Focus On The Corporation
by Russell Mokhiber and Robert Weissman
Restorative Justice
Corporate and white collar crime have landed on the front pages of the
nation's agenda-setting newspapers.
Yesterday, [June 2--Ed.] the New York Times ran a front-page article
reporting that the last decade has seen "a marked increase in accounting
and corporate infractions, fraud in health care, government procurement and
bankruptcy."
Maybe. Maybe not. We don't know.
One reason we don't know is that while the federal government tracks street
crime through the Federal Bureau of Investigation's yearly "Crime in the
United States" report, it refuses to compile a similar report for corporate
and white collar crime.
It could just be that the press and prosecutors are finally noticing, in
the wake of Enron and Andersen and Global Crossing, what has been true for
most of this century--that corporate and white collar crime inflicts far
more damage on society than all street crime combined. And yet, the
nation's prison system is filled with street criminals.
We are tough on street criminals. We engage in negotiations with corporate
and white collar criminals. Should we level the playing field by putting
more white collar criminals in prison?
Maybe. Maybe not. What about leveling the playing field by taking more
seriously the idea of negotiating with corporate and street criminals?
This is an idea touted by John Braithwaite, a professor at the Australian
National University in Canberra, Australia, considered to be one of the
world's premiere corporate and white collar criminologists. In his most
recent work, Restorative Justice, Responsive Regulation (Oxford,
2002), Braithwaite comes down hard on retributive justice. It doesn't work
for street crime.
And, he says, it doesn't work well for white collar crime. Braithwaite
argues that throwing people in prison because they deserve it is a failed
criminal justice policy.
For all the wrong reasons, says Braithwaite, corporate crime enforcement is
restorative, while street crime enforcement is retributive.
"Some of us began to wonder whether we were wrong to see our mission as
making corporate crime enforcement more like street crime enforcement
through tougher sanctions," Braithwaite writes. "Instead, we began to
wonder whether street crime enforcement might be more effective if it were
more like corporate criminal enforcement."
What does Braithwaite mean by retributive justice?
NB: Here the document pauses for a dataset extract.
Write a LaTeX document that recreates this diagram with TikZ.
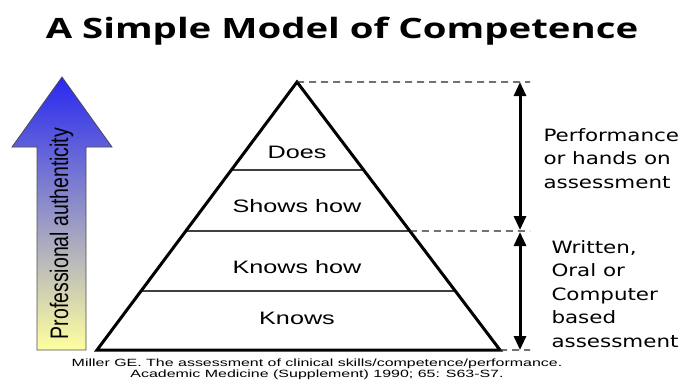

"That you ought to punish wrongdoers because they deserve to be punished,"
he says. "Retributive justice is the notion that you respond to hurt with
more hurt. Or as Nils Christie says, when pain has been caused by crime,
you fight back with another spoonful of pain, as if that is a sensible
response. It often turns out not to be a sensible response, because you get
into a vicious spiral of hurt begetting hurt. Whereas restorative justice
is an attempt to create the opposite dynamic of healing begetting healing."
So, even in the case of the most egregious street crimes, bringing victims
and perpetrators together, along with their family members and loved ones,
is the more effective policy.
Structured conversations, overseen by government authority and requiring a
genuine showing of remorse by perpetrators, will often leave victims
feeling more satisfied that justice has been done, and criminals less
likely to commit new crimes, he says.
Restorative justice works well for corporate crime, too, he says.
Braithwaite grew up in Ipswich, Australia, a coal mining town where a
number of his friends suffered very serious injury and some were killed in
the mines.
Regulatory conversations occur after coal mine disasters. How many of us
could have done things that could have prevented the disaster from
happening? What can we do to prevent recurrence?
That intimacy of conversation joins the stakeholders in a serious criminal
offense in a community of sorrow over what has happened, he says.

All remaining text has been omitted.